Tommy Robinson has been jailed for nine months over contempt of court.
The ex-English Defence League leader was found guilty last week of interfering with the trial of a sexual grooming gang at Leeds Crown Court in May 2018.
Two Old Bailey judges said his Facebook Live video of defendants in the trial had encouraged “vigilante action”.
A social media account in Robinson’s name called the sentence an “absolute joke” and said it was time to protest.
Outside the London court, supporters of Robinson, whose real name is Stephen Yaxley-Lennon, booed as news of his sentence reached them.
The crowd marched towards the Old Bailey chanting “we want Tommy out” before some began pelting police with bottles and cans.
Some supporters then moved to College Green, outside Parliament, where the Press Association reported journalists were verbally abused, physically intimidated and had their equipment attacked before police officers arrived.
During the 2018 case at Leeds Crown Court, reporting restrictions had been put in place postponing the publication of any details until the end of a series of linked trials involving 29 defendants.
However, Robinson, 36, from Luton, broadcast footage from outside the court on 25 May 2018, while the jury in the second trial of the series was considering its verdict.
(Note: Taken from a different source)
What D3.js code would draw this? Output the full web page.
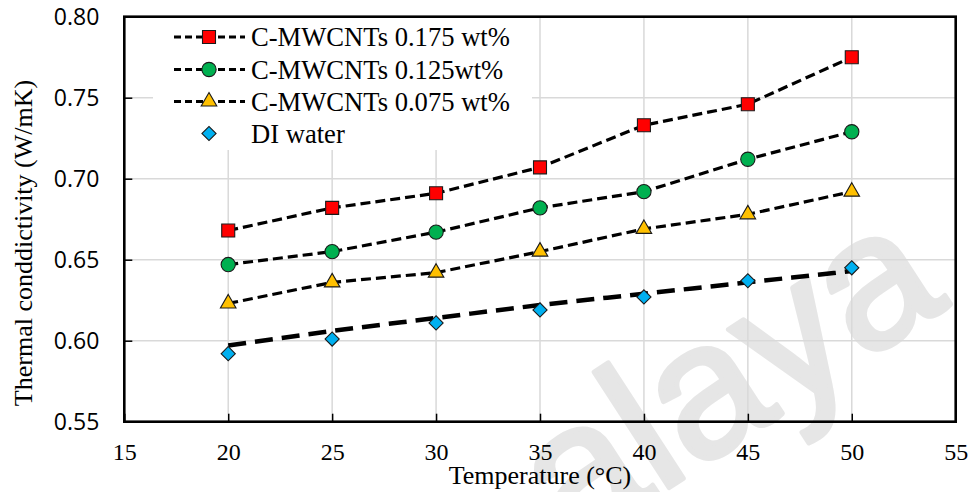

The video lasted an hour-and-a-half and was viewed online 250,000 times, after being live-streamed on Facebook.
In a written ruling, Dame Victoria said Robinson had claimed his intention in making the broadcast was to “denounce the media” for their behaviour.
But the judges found he had encouraged others “to harass a defendant by finding him, knocking on his door, following him, and watching him”.
This created “a real risk that the course of justice would be seriously impeded”, she said.
Robinson was originally jailed for 13 months on the day of the Facebook broadcast, but was released two months into his sentence after winning an appeal.
The case was then referred back to Attorney General Geoffrey Cox, who announced, in March this year, that it was in the public interest to bring fresh proceedings.
The nine month jail sentence served on Thursday includes six months for the Leeds Crown Court offence last year and another three months for contempt of court, following a suspended sentence given at Canterbury Crown Court in May 2017.
At the Old Bailey on Thursday, Dame Victoria Sharp told Robinson that the time he previously spent behind bars for contempt would be taken into account, reducing his sentence to 19 weeks – of which he would serve half before being released.
Robinson’s barrister Richard Furlong raised the possibility of an appeal against the court’s decision and was told he has 28 days to apply.
The attorney general said the sentencing illustrated how seriously the courts would take matters of contempt and urged everyone to think carefully about whether their social media posts could amount to contempt of court.
What is contempt of court?
Contempt of court laws exist to ensure people get fair trials. The idea is that juries must not be influenced by anything but the evidence they hear in court.
The rules apply to everyone from journalists to people posting comments on social media, and even jurors.
If someone interferes with a trial, the defendants can walk free and a new trial may have to be held.
The maximum sentence for contempt of court is two years in prison, but it can also be punished with an unlimited fine.
Contempt includes publishing anything that creates a substantial risk of seriously prejudicing “active” criminal proceedings. Proceedings become “active” when a suspect is arrested.
Someone could also be in contempt by actions including taking photographs or film, recording what is said in court or talking to a jury member about a case.